Source excerpt:
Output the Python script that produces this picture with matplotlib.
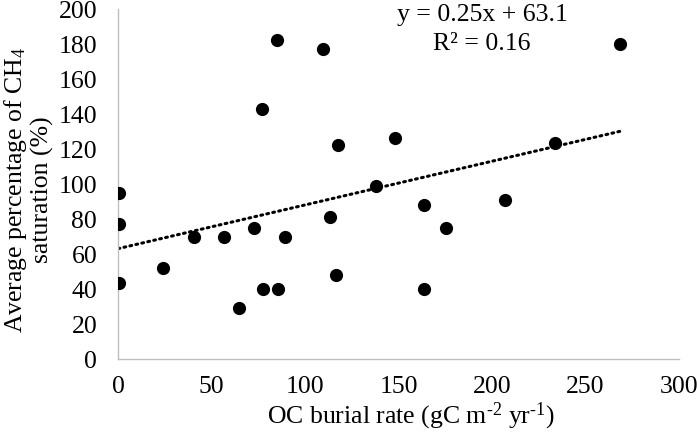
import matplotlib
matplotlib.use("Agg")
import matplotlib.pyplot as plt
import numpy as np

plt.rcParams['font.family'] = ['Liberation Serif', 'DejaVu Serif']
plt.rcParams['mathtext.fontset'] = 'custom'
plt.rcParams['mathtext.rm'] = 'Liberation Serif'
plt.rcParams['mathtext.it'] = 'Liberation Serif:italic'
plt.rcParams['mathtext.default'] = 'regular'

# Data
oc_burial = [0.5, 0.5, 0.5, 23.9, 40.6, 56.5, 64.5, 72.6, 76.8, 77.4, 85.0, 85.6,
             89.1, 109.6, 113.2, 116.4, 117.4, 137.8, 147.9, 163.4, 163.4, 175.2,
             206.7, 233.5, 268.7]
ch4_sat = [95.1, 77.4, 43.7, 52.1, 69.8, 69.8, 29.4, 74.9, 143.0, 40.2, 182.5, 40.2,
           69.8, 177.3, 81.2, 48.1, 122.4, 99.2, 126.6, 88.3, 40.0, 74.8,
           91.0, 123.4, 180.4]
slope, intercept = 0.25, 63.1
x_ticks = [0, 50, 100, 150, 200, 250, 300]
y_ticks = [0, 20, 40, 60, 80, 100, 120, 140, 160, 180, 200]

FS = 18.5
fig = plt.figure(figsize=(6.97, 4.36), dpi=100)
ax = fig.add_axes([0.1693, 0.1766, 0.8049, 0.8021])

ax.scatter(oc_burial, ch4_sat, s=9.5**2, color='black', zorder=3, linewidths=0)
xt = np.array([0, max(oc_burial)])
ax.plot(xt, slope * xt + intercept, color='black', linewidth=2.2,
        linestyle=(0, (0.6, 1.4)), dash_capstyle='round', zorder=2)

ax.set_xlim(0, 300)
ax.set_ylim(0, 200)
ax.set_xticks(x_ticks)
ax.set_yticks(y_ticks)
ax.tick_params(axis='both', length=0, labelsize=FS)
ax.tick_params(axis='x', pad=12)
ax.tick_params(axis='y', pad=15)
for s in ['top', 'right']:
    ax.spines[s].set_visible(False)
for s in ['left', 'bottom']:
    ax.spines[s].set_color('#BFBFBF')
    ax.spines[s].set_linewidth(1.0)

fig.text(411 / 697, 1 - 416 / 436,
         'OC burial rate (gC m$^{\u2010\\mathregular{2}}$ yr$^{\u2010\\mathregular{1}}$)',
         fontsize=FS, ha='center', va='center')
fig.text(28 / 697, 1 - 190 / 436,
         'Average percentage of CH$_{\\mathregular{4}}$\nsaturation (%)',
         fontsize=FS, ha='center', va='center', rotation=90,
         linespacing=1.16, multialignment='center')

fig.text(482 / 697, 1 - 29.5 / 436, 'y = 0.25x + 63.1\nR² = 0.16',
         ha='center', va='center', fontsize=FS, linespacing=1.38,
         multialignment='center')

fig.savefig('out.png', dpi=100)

Your goal: Restate only the lines running from the start of the material above through the line containing "plt.rcParams['mathtext.default'] = 'regular'", ends included. No pictures.

Reply to the task:
Output the Python script that produces this picture with matplotlib.
import matplotlib
matplotlib.use("Agg")
import matplotlib.pyplot as plt
import numpy as np

plt.rcParams['font.family'] = ['Liberation Serif', 'DejaVu Serif']
plt.rcParams['mathtext.fontset'] = 'custom'
plt.rcParams['mathtext.rm'] = 'Liberation Serif'
plt.rcParams['mathtext.it'] = 'Liberation Serif:italic'
plt.rcParams['mathtext.default'] = 'regular'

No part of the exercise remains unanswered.